A Wake County judge ordered a preliminary injunction in late October against Flock Safety, the Atlanta-based company that installs cameras for local law enforcement and other entities.
The judge ordered the company not to install any any additional cameras until the court could hear additional arguments from both the North Carolina Alarm Systems Licensing Board and Flock.
The North Carolina Alarm Systems Licensing Board brought the case to court. The board claims that Flock has been operating without a license for years.
Flock argued it is not an “alarm systems business.” The company said an alarm systems business installs cameras used to “detect burglary, breaking or entering, intrusion, shoplifting, pilferage, theft, or other unauthorized or illegal activity.”
“Flock does not install cameras that ‘detect’ any type of crime,” a Flock spokesperson wrote. “Rather, Flock installs cameras that read and record license plates.”
The company spokesperson said Flock cameras are not actively monitored either. Also, the company says it plans “to continue business as usual, installing and servicing cameras, provided that Flock Safety engages a third party that is licensed with the NC Alarm Systems Licensing Board, to supervise or perform such installations or service.”
The Flock spokesperson said the company operates in 5,000 cities across 42 states. It includes Raleigh, Mecklenburg County, Greensboro, Mooresville and dozens of other cities in North Carolina.
“We have never previously been deemed an alarm company, as we work with law enforcement to take the pictures of the back of a car, read the license plate and provide that objective evidence needed to solve crime,” the spokesperson wrote.
However, the University of North Carolina terminated its contract with Flock.
On Thursday, the university issued the following statement .
“The safety of our campus community is our top priority, and installing a license plate reader system is one tool among many we are implementing to continue to improve safety on our campus,” the statement reads. “UNC-Chapel Hill entered into a contract with Flock Safety to install and monitor license plate reader cameras on campus on Sept. 15, 2023.
“On Sept. 30, the counsel for the North Carolina Alarm Systems Licensing Board sent notice to the University that Flock Safety was not licensed to do business in North Carolina. The University’s contract terms and conditions require vendors to comply with North Carolina law and possess all certifications, permits and licenses to practice their profession in North Carolina. As a result, the University terminated its contract with Flock Safety. We remain committed to working with a license plate reader vendor that will help us accomplish our safety goals.”
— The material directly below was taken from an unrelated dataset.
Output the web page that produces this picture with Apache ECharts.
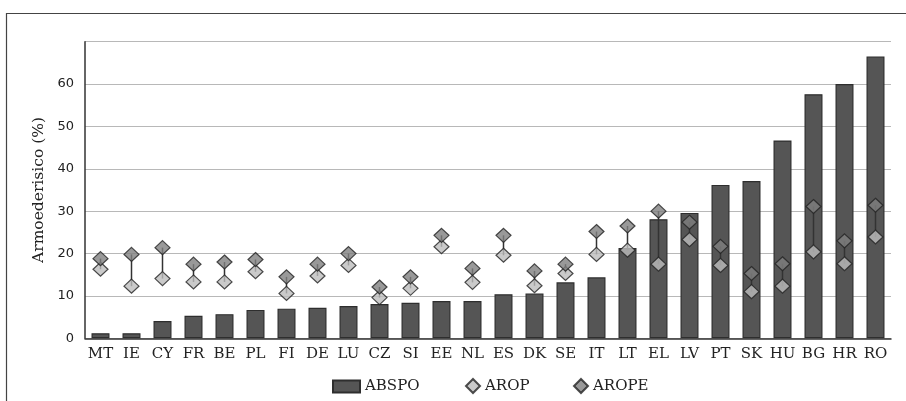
<!DOCTYPE html>
<html><head><meta charset="utf-8">
<script src="https://cdn.jsdelivr.net/npm/echarts@6/dist/echarts.min.js"></script>
<style>html,body{margin:0;padding:0;background:#fff}#c{width:906px;height:401px}</style>
</head><body><div id="c"></div>
<script>
const categories = ['MT','IE','CY','FR','BE','PL','FI','DE','LU','CZ','SI','EE','NL','ES','DK','SE','IT','LT','EL','LV','PT','SK','HU','BG','HR','RO'];
const abspo = [1.2,1.2,4.1,5.3,5.7,6.7,7.0,7.2,7.6,8.1,8.4,8.8,8.8,10.4,10.6,13.2,14.4,21.3,28.1,29.6,36.2,37.1,46.7,57.6,60.0,66.5];
const arop  = [16.3,12.3,14.1,13.3,13.3,15.7,10.6,14.7,17.2,9.6,11.8,21.6,13.2,19.6,12.4,15.3,19.8,20.8,17.5,23.3,17.2,11.0,12.3,20.4,17.6,23.9];
const arope = [18.8,19.8,21.4,17.5,18.0,18.6,14.5,17.5,20.0,12.1,14.5,24.3,16.5,24.3,15.9,17.5,25.2,26.5,30.0,27.4,21.7,15.3,17.6,31.1,23.0,31.4];
const yTicks = ['0','10','20','30','40','50','60'];

const serif = 'DejaVu Serif';
const chart = echarts.init(document.getElementById('c'));
const links = categories.map((c, i) => [i, arop[i], arope[i]]);
chart.setOption({
  animation: false,
  graphic: [
    {type:'line', shape:{x1:6,y1:13.5,x2:906,y2:13.5}, style:{stroke:'#444',lineWidth:1.2}, silent:true},
    {type:'line', shape:{x1:6.5,y1:13,x2:6.5,y2:401}, style:{stroke:'#444',lineWidth:1.2}, silent:true}
  ],
  grid: {left: 85, right: 15, top: 41.7, bottom: 62.7, containLabel:false},
  legend: [
    {data:['ABSPO'], left: 332, top: 379, padding: 0, icon:'rect', itemWidth: 27, itemHeight: 12, textStyle:{fontFamily:serif,fontSize:15,color:'#222'}},
    {data:['AROP'], left: 465, top: 378, padding: 0, itemWidth: 14, itemHeight: 14, textStyle:{fontFamily:serif,fontSize:15,color:'#222'}},
    {data:['AROPE'], left: 573, top: 378, padding: 0, itemWidth: 14, itemHeight: 14, textStyle:{fontFamily:serif,fontSize:15,color:'#222'}}
  ],
  xAxis: {
    type: 'category', data: categories,
    axisLine: {lineStyle:{color:'#333', width:1.5}},
    axisTick: {show:false},
    axisLabel: {fontFamily: serif, fontSize: 15, color:'#222', margin: 8, interval: 0}
  },
  yAxis: {
    type: 'value', min: 0, max: 70, interval: 10,
    name: 'Armoederisico (%)', nameLocation: 'middle', nameGap: 38,
    nameTextStyle: {fontFamily: serif, fontSize: 15.5, color:'#222'},
    axisLine: {show:true, lineStyle:{color:'#333', width:1.5}},
    axisTick: {show:false},
    axisLabel: {fontFamily:'DejaVu Sans', fontSize: 13, color:'#222', margin: 11,
      formatter: v => { const s = String(v); return yTicks.indexOf(s) >= 0 ? s : ''; }},
    splitLine: {lineStyle:{color:'#b8b8b8', width:1.2}}
  },
  series: [
    {name:'ABSPO', type:'bar', data: abspo, barWidth: 18,
      itemStyle:{color:'#555555', borderColor:'#2e2e2e', borderWidth:1.2}, z:2},
    {name:'link', type:'custom', data: links, z:3, encode:{x:0,y:[1,2]},
      renderItem: (params, api) => {
        const p1 = api.coord([api.value(0), api.value(1)]);
        const p2 = api.coord([api.value(0), api.value(2)]);
        return {type:'line', shape:{x1:p1[0],y1:p1[1],x2:p2[0],y2:p2[1]}, style:{stroke:'#333',lineWidth:1.5}};
      }},
    {name:'AROP', type:'scatter', data: arop, symbol:'diamond', symbolSize:[15,14],
      itemStyle:{color:'#bdbdbd', borderColor:'#222', borderWidth:1.2}, z:4},
    {name:'AROPE', type:'scatter', data: arope, symbol:'diamond', symbolSize:[15,14],
      itemStyle:{color:'#808080', borderColor:'#222', borderWidth:1.2}, z:5}
  ]
});
</script></body></html>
On Thursday, WRAL News reached out to the North Carolina Alarm Systems Licensing Board with a request for comment. We are waiting to hear back.
In June 2022, Raleigh police installed 25 Flock Safety cameras. The Flock system alerts officers in their patrol cars when one of the cameras recognizes a license plate listed on a local “hot list” and state or federal databases. The cameras have helped catch violent offenders, recover stolen cars, track license plates and find missing children.
Flock Safety said the cameras do not capture faces, only license plates. The company said the data is deleted every 30 days. Also, Flock Safety said it does not sell or give personal information to third parties.